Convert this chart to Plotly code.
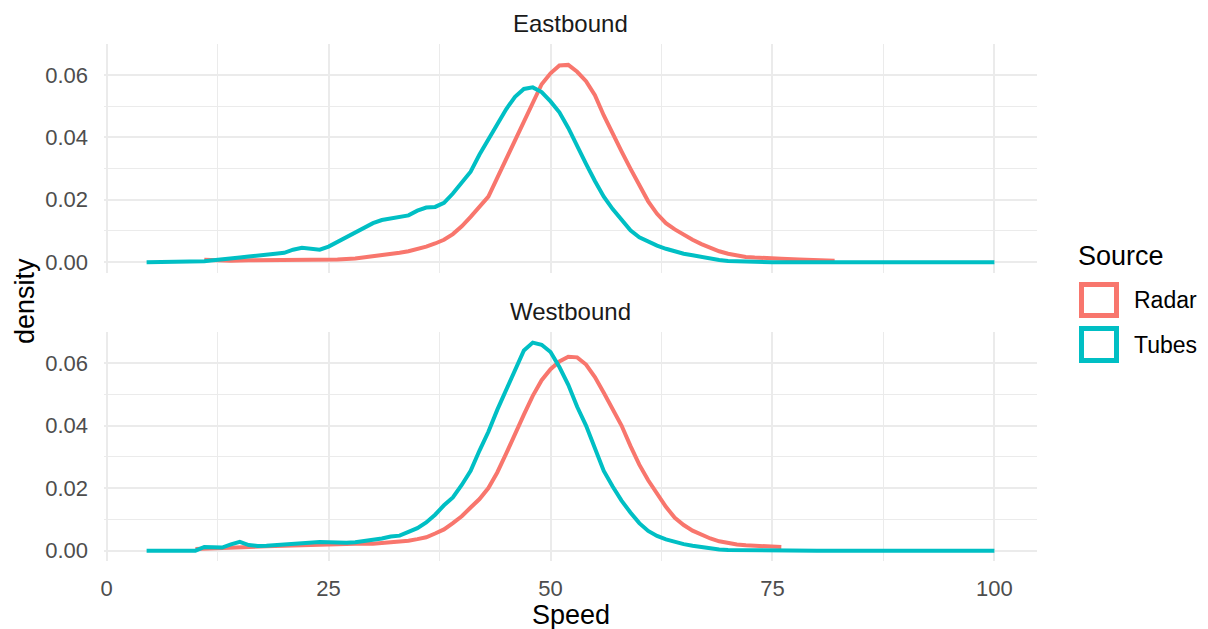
import plotly.graph_objects as go

W, H = 1208, 629

# ---- data ----
east_tubes_speed = [4.5, 10, 11, 12, 13, 14, 15, 16, 17, 18, 19, 20, 21, 22, 23, 24, 25, 26, 27, 28, 29,
                    30, 31, 32, 33, 34, 35, 36, 37, 38, 39, 40, 41, 42, 43, 44, 45, 46, 47, 48, 49,
                    50, 51, 52, 53, 54, 55, 56, 57, 58, 59, 60, 61, 62, 63, 64, 65, 66, 67, 68, 69,
                    70, 71, 72, 75, 80, 90, 100]
east_tubes_density = [0, 0, 0.0003, 0.0006, 0.001, 0.0013, 0.0015, 0.0018, 0.0022, 0.0025, 0.0027, 0.003,
                      0.004, 0.0046, 0.0042, 0.004, 0.005, 0.0065, 0.008, 0.0095, 0.011,
                      0.0125, 0.0135, 0.014, 0.0143, 0.015, 0.0165, 0.0175, 0.0177, 0.019, 0.022,
                      0.0255, 0.029, 0.0345, 0.0395, 0.0445, 0.049, 0.053, 0.0555, 0.056, 0.0545,
                      0.0515, 0.048, 0.043, 0.037, 0.0315, 0.026, 0.021, 0.017, 0.0135, 0.0102,
                      0.008, 0.0065, 0.0053, 0.0043, 0.0034, 0.0027, 0.0022, 0.0016, 0.0011, 0.0007,
                      0.0004, 0.0003, 0.0002, 0, 0, 0, 0]

east_radar_speed = [11, 12, 14, 16, 18, 20, 22, 24, 26, 28, 29, 30, 31, 32, 33, 34, 35, 36, 37, 38, 39,
                    40, 41, 42, 43, 44, 45, 46, 47, 48, 49, 50, 51, 52, 53, 54, 55, 56, 57, 58, 59,
                    60, 61, 62, 63, 64, 65, 66, 67, 68, 69, 70, 71, 72, 73, 74, 76, 78, 80, 82]
east_radar_density = [0.0008, 0.0006, 0.0005, 0.0006, 0.0006, 0.0007, 0.0007, 0.0008, 0.0009, 0.0012,
                      0.0015, 0.0018, 0.0021, 0.0025, 0.003, 0.0035, 0.0042, 0.005, 0.006, 0.0072, 0.009,
                      0.0115, 0.0145, 0.018, 0.021, 0.027, 0.033, 0.039, 0.045, 0.051, 0.057,
                      0.0605, 0.063, 0.0632, 0.061, 0.058, 0.0535, 0.047, 0.041, 0.0355, 0.030,
                      0.025, 0.0195, 0.0155, 0.0125, 0.0105, 0.0088, 0.0072, 0.0058, 0.0046, 0.0035,
                      0.0027, 0.0021, 0.0017, 0.0015, 0.0013, 0.0011, 0.0009, 0.0007, 0.0005]

west_tubes_speed = [4.5, 10, 11, 12, 13, 14, 15, 16, 17, 18, 19, 20, 21, 22, 23, 24, 25, 26, 27, 28, 29,
                    30, 31, 32, 33, 34, 35, 36, 37, 38, 39, 40, 41, 42, 43, 44, 45, 46, 47, 48, 49,
                    50, 51, 52, 53, 54, 55, 56, 57, 58, 59, 60, 61, 62, 63, 64, 65, 66, 67, 68, 69,
                    70, 72, 75, 80, 90, 100]
west_tubes_density = [0, 0, 0.0012, 0.0011, 0.001, 0.002, 0.0028, 0.0018, 0.0015, 0.0016, 0.0018, 0.002,
                      0.0022, 0.0024, 0.0027, 0.0028, 0.0027, 0.0025, 0.0025, 0.0027, 0.003,
                      0.0035, 0.0039, 0.0045, 0.0048, 0.006, 0.0072, 0.009, 0.0115, 0.0145, 0.017,
                      0.021, 0.0255, 0.032, 0.038, 0.045, 0.0515, 0.058, 0.064, 0.0665, 0.0658,
                      0.0635, 0.0587, 0.053, 0.046, 0.040, 0.0325, 0.0255, 0.0205, 0.016, 0.0122,
                      0.0088, 0.0063, 0.0047, 0.0036, 0.0028, 0.0021, 0.0016, 0.0011, 0.0007, 0.0004,
                      0.0002, 0.0001, 0, 0, 0, 0]

west_radar_speed = [10, 12, 14, 16, 18, 20, 22, 24, 26, 28, 30, 31, 32, 33, 34, 35, 36, 37, 38, 39,
                    40, 41, 42, 43, 44, 45, 46, 47, 48, 49, 50, 51, 52, 53, 54, 55, 56, 57, 58, 59,
                    60, 61, 62, 63, 64, 65, 66, 67, 68, 69, 70, 71, 72, 74, 76]
west_radar_density = [0.0005, 0.0008, 0.001, 0.0012, 0.0014, 0.0016, 0.0018, 0.002, 0.0022, 0.0022,
                      0.0022, 0.0024, 0.0027, 0.0028, 0.0032, 0.0037, 0.0043, 0.0055, 0.0068, 0.0088,
                      0.011, 0.0138, 0.0165, 0.020, 0.025, 0.031, 0.0375, 0.0435, 0.0495, 0.0545,
                      0.058, 0.0605, 0.062, 0.0618, 0.0595, 0.0555, 0.0505, 0.0455, 0.040, 0.0335,
                      0.0275, 0.0225, 0.018, 0.014, 0.0105, 0.0082, 0.0064, 0.005, 0.0039, 0.003,
                      0.0024, 0.002, 0.0017, 0.0014, 0.0012]

panels = ["Eastbound", "Westbound"]
sources = ["Radar", "Tubes"]
x_ticks = [0, 25, 50, 75, 100]
y_ticks = [0.00, 0.02, 0.04, 0.06]
y_tick_labels = ["0.00", "0.02", "0.04", "0.06"]

RADAR = "#F8766D"
TUBES = "#00BFC4"
FONT = "Liberation Sans, Arial, sans-serif"


def px(x):
    return x / W


def py(y):
    return 1 - y / H


fig = go.Figure()

series = [
    ("x", "y", east_radar_speed, east_radar_density, RADAR),
    ("x", "y", east_tubes_speed, east_tubes_density, TUBES),
    ("x2", "y2", west_radar_speed, west_radar_density, RADAR),
    ("x2", "y2", west_tubes_speed, west_tubes_density, TUBES),
]
for xa, ya, xs, ys, col in series:
    fig.add_trace(go.Scatter(x=xs, y=ys, mode="lines", xaxis=xa, yaxis=ya,
                             line=dict(color=col, width=4), showlegend=False,
                             hoverinfo="skip"))

grid_major = "#EBEBEB"
xr = [-0.3, 104.8]
yr = [-0.0033, 0.0698]
xdom = [px(104), px(1037)]

common_x = dict(range=xr, domain=xdom, tickvals=x_ticks, showgrid=True, gridcolor=grid_major,
                gridwidth=2, zeroline=False, showline=False, ticks="",
                minor=dict(tickvals=[12.5, 37.5, 62.5, 87.5], showgrid=True, gridcolor=grid_major,
                           gridwidth=1.2),
                tickfont=dict(family=FONT, size=22, color="#4D4D4D"), automargin=False)
common_y = dict(range=yr, tickvals=y_ticks, ticktext=y_tick_labels, showgrid=True,
                gridcolor=grid_major, gridwidth=2, zeroline=False, showline=False, ticks="",
                minor=dict(tickvals=[0.01, 0.03, 0.05], showgrid=True, gridcolor=grid_major,
                           gridwidth=1.2),
                tickfont=dict(family=FONT, size=22, color="#4D4D4D"), automargin=False,
                ticklabelstandoff=15)

fig.update_layout(
    width=W, height=H,
    margin=dict(l=0, r=0, t=0, b=0),
    paper_bgcolor="white", plot_bgcolor="white",
    showlegend=False,
    xaxis=dict(common_x, anchor="y", showticklabels=False),
    yaxis=dict(common_y, domain=[py(272.5), py(44.3)], anchor="x"),
    xaxis2=dict(common_x, anchor="y2", ticklabelstandoff=12),
    yaxis2=dict(common_y, domain=[py(561), py(332.3)], anchor="x2"),
)

ann = []
# strip titles
xc = (xdom[0] + xdom[1]) / 2
for name, ypix in zip(panels, [24, 312]):
    ann.append(dict(text=name, x=xc, y=py(ypix), xref="paper", yref="paper", showarrow=False,
                    xanchor="center", yanchor="middle",
                    font=dict(family=FONT, size=24, color="#1A1A1A")))
# axis titles
ann.append(dict(text="Speed", x=xc, y=py(615), xref="paper", yref="paper", showarrow=False,
                xanchor="center", yanchor="middle", font=dict(family=FONT, size=27, color="black")))
ann.append(dict(text="density", x=px(25), y=py(301), xref="paper", yref="paper", showarrow=False,
                textangle=-90, xanchor="center", yanchor="middle",
                font=dict(family=FONT, size=27, color="black")))
# legend
ann.append(dict(text="Source", x=px(1076), y=py(256), xref="paper", yref="paper", showarrow=False,
                xanchor="left", yanchor="middle", font=dict(family=FONT, size=27, color="black")))
shapes = []
for name, col, (y0, y1) in zip(sources, [RADAR, TUBES], [(284.5, 315.5), (328.5, 360.5)]):
    shapes.append(dict(type="rect", xref="paper", yref="paper", x0=px(1081.5), x1=px(1116.5),
                       y0=py(y1), y1=py(y0), line=dict(color=col, width=5), fillcolor="white"))
    ann.append(dict(text=name, x=px(1132), y=py((y0 + y1) / 2), xref="paper", yref="paper",
                    showarrow=False, xanchor="left", yanchor="middle",
                    font=dict(family=FONT, size=23, color="black")))

fig.update_layout(annotations=ann, shapes=shapes)
fig.write_html("out.html")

==========

* _EXERCISE_
Leave out the pictures and repeat the lines from the start of the material through the line with "W, H = 1208, 629", inclusive.

* _EXPECTED ANSWER_
Convert this chart to Plotly code.
import plotly.graph_objects as go

W, H = 1208, 629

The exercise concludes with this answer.